Exercise – Leave out the pictures and return every entry exactly as it appears.

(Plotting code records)
▶
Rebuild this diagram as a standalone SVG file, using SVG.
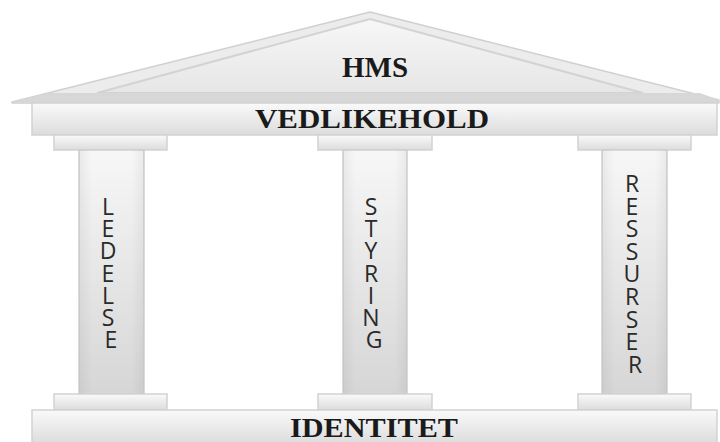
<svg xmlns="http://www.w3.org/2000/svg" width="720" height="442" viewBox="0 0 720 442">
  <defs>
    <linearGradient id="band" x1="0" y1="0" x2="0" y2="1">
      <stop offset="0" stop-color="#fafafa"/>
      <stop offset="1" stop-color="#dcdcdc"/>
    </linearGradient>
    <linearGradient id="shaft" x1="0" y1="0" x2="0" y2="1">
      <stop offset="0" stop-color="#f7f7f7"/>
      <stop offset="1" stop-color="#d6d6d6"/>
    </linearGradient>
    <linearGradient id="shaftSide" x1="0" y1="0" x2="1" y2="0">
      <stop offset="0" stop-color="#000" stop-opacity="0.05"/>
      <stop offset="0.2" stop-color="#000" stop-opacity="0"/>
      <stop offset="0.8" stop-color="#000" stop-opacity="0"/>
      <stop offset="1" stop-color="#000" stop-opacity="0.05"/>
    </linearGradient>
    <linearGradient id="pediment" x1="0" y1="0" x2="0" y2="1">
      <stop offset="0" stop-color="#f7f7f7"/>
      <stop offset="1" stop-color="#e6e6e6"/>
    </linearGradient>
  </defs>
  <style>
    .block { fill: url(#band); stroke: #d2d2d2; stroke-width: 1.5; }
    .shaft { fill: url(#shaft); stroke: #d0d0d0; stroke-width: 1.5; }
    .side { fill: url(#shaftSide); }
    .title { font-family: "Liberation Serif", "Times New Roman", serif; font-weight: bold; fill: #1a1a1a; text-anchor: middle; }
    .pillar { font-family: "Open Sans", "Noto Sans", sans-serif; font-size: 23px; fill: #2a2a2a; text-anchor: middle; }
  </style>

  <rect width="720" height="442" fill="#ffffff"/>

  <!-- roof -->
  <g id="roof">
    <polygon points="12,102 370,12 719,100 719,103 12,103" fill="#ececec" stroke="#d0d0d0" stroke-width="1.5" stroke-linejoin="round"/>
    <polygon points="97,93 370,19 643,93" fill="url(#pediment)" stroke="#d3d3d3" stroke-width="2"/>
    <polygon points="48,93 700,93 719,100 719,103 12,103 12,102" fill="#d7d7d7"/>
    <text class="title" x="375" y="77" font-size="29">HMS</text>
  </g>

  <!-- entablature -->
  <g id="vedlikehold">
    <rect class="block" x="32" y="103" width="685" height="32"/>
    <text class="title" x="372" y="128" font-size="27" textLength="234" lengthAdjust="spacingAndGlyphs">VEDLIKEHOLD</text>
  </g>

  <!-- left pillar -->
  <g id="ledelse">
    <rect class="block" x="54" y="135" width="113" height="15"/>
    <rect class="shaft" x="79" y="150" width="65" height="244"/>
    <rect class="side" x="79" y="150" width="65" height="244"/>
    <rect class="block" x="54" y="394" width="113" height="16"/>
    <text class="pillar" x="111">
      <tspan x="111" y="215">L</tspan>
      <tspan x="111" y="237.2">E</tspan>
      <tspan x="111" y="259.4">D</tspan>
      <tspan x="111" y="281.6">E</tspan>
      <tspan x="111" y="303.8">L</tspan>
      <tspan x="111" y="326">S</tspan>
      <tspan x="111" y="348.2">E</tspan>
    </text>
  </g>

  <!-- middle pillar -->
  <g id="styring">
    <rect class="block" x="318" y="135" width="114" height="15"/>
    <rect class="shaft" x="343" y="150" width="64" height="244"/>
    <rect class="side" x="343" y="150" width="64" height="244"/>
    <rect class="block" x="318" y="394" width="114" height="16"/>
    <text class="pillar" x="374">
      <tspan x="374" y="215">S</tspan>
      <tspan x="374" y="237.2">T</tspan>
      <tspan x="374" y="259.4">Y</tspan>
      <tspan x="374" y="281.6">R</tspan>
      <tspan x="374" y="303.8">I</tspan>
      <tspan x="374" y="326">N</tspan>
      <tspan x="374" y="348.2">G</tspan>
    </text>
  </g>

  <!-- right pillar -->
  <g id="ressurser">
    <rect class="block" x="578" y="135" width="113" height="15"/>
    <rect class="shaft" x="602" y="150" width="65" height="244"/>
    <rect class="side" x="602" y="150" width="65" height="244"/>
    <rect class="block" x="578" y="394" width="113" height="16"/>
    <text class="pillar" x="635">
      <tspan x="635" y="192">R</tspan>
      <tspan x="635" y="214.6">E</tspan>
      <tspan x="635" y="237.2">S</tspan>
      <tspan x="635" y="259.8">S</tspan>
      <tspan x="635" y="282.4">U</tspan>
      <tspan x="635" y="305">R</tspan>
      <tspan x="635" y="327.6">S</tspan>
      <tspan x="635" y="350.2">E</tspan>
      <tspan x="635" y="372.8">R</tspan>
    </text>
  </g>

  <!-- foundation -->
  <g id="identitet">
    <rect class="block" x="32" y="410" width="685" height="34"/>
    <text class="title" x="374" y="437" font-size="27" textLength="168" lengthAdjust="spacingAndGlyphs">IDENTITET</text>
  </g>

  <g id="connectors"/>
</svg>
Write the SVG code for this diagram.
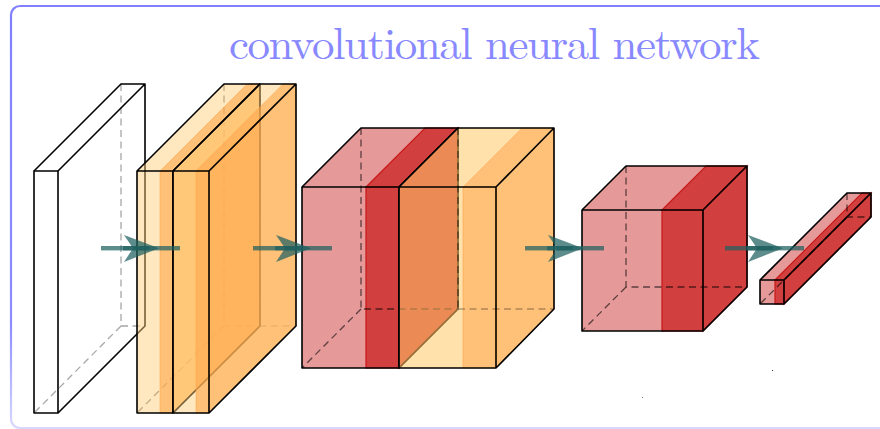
◀
Expected answer –
Rebuild this diagram as a standalone SVG file, using SVG.
<svg xmlns="http://www.w3.org/2000/svg" width="720" height="442" viewBox="0 0 720 442">
  <defs>
    <linearGradient id="band" x1="0" y1="0" x2="0" y2="1">
      <stop offset="0" stop-color="#fafafa"/>
      <stop offset="1" stop-color="#dcdcdc"/>
    </linearGradient>
    <linearGradient id="shaft" x1="0" y1="0" x2="0" y2="1">
      <stop offset="0" stop-color="#f7f7f7"/>
      <stop offset="1" stop-color="#d6d6d6"/>
    </linearGradient>
    <linearGradient id="shaftSide" x1="0" y1="0" x2="1" y2="0">
      <stop offset="0" stop-color="#000" stop-opacity="0.05"/>
      <stop offset="0.2" stop-color="#000" stop-opacity="0"/>
      <stop offset="0.8" stop-color="#000" stop-opacity="0"/>
      <stop offset="1" stop-color="#000" stop-opacity="0.05"/>
    </linearGradient>
    <linearGradient id="pediment" x1="0" y1="0" x2="0" y2="1">
      <stop offset="0" stop-color="#f7f7f7"/>
      <stop offset="1" stop-color="#e6e6e6"/>
    </linearGradient>
  </defs>
  <style>
    .block { fill: url(#band); stroke: #d2d2d2; stroke-width: 1.5; }
    .shaft { fill: url(#shaft); stroke: #d0d0d0; stroke-width: 1.5; }
    .side { fill: url(#shaftSide); }
    .title { font-family: "Liberation Serif", "Times New Roman", serif; font-weight: bold; fill: #1a1a1a; text-anchor: middle; }
    .pillar { font-family: "Open Sans", "Noto Sans", sans-serif; font-size: 23px; fill: #2a2a2a; text-anchor: middle; }
  </style>

  <rect width="720" height="442" fill="#ffffff"/>

  <!-- roof -->
  <g id="roof">
    <polygon points="12,102 370,12 719,100 719,103 12,103" fill="#ececec" stroke="#d0d0d0" stroke-width="1.5" stroke-linejoin="round"/>
    <polygon points="97,93 370,19 643,93" fill="url(#pediment)" stroke="#d3d3d3" stroke-width="2"/>
    <polygon points="48,93 700,93 719,100 719,103 12,103 12,102" fill="#d7d7d7"/>
    <text class="title" x="375" y="77" font-size="29">HMS</text>
  </g>

  <!-- entablature -->
  <g id="vedlikehold">
    <rect class="block" x="32" y="103" width="685" height="32"/>
    <text class="title" x="372" y="128" font-size="27" textLength="234" lengthAdjust="spacingAndGlyphs">VEDLIKEHOLD</text>
  </g>

  <!-- left pillar -->
  <g id="ledelse">
    <rect class="block" x="54" y="135" width="113" height="15"/>
    <rect class="shaft" x="79" y="150" width="65" height="244"/>
    <rect class="side" x="79" y="150" width="65" height="244"/>
    <rect class="block" x="54" y="394" width="113" height="16"/>
    <text class="pillar" x="111">
      <tspan x="111" y="215">L</tspan>
      <tspan x="111" y="237.2">E</tspan>
      <tspan x="111" y="259.4">D</tspan>
      <tspan x="111" y="281.6">E</tspan>
      <tspan x="111" y="303.8">L</tspan>
      <tspan x="111" y="326">S</tspan>
      <tspan x="111" y="348.2">E</tspan>
    </text>
  </g>

  <!-- middle pillar -->
  <g id="styring">
    <rect class="block" x="318" y="135" width="114" height="15"/>
    <rect class="shaft" x="343" y="150" width="64" height="244"/>
    <rect class="side" x="343" y="150" width="64" height="244"/>
    <rect class="block" x="318" y="394" width="114" height="16"/>
    <text class="pillar" x="374">
      <tspan x="374" y="215">S</tspan>
      <tspan x="374" y="237.2">T</tspan>
      <tspan x="374" y="259.4">Y</tspan>
      <tspan x="374" y="281.6">R</tspan>
      <tspan x="374" y="303.8">I</tspan>
      <tspan x="374" y="326">N</tspan>
      <tspan x="374" y="348.2">G</tspan>
    </text>
  </g>

  <!-- right pillar -->
  <g id="ressurser">
    <rect class="block" x="578" y="135" width="113" height="15"/>
    <rect class="shaft" x="602" y="150" width="65" height="244"/>
    <rect class="side" x="602" y="150" width="65" height="244"/>
    <rect class="block" x="578" y="394" width="113" height="16"/>
    <text class="pillar" x="635">
      <tspan x="635" y="192">R</tspan>
      <tspan x="635" y="214.6">E</tspan>
      <tspan x="635" y="237.2">S</tspan>
      <tspan x="635" y="259.8">S</tspan>
      <tspan x="635" y="282.4">U</tspan>
      <tspan x="635" y="305">R</tspan>
      <tspan x="635" y="327.6">S</tspan>
      <tspan x="635" y="350.2">E</tspan>
      <tspan x="635" y="372.8">R</tspan>
    </text>
  </g>

  <!-- foundation -->
  <g id="identitet">
    <rect class="block" x="32" y="410" width="685" height="34"/>
    <text class="title" x="374" y="437" font-size="27" textLength="168" lengthAdjust="spacingAndGlyphs">IDENTITET</text>
  </g>

  <g id="connectors"/>
</svg>
Write the SVG code for this diagram.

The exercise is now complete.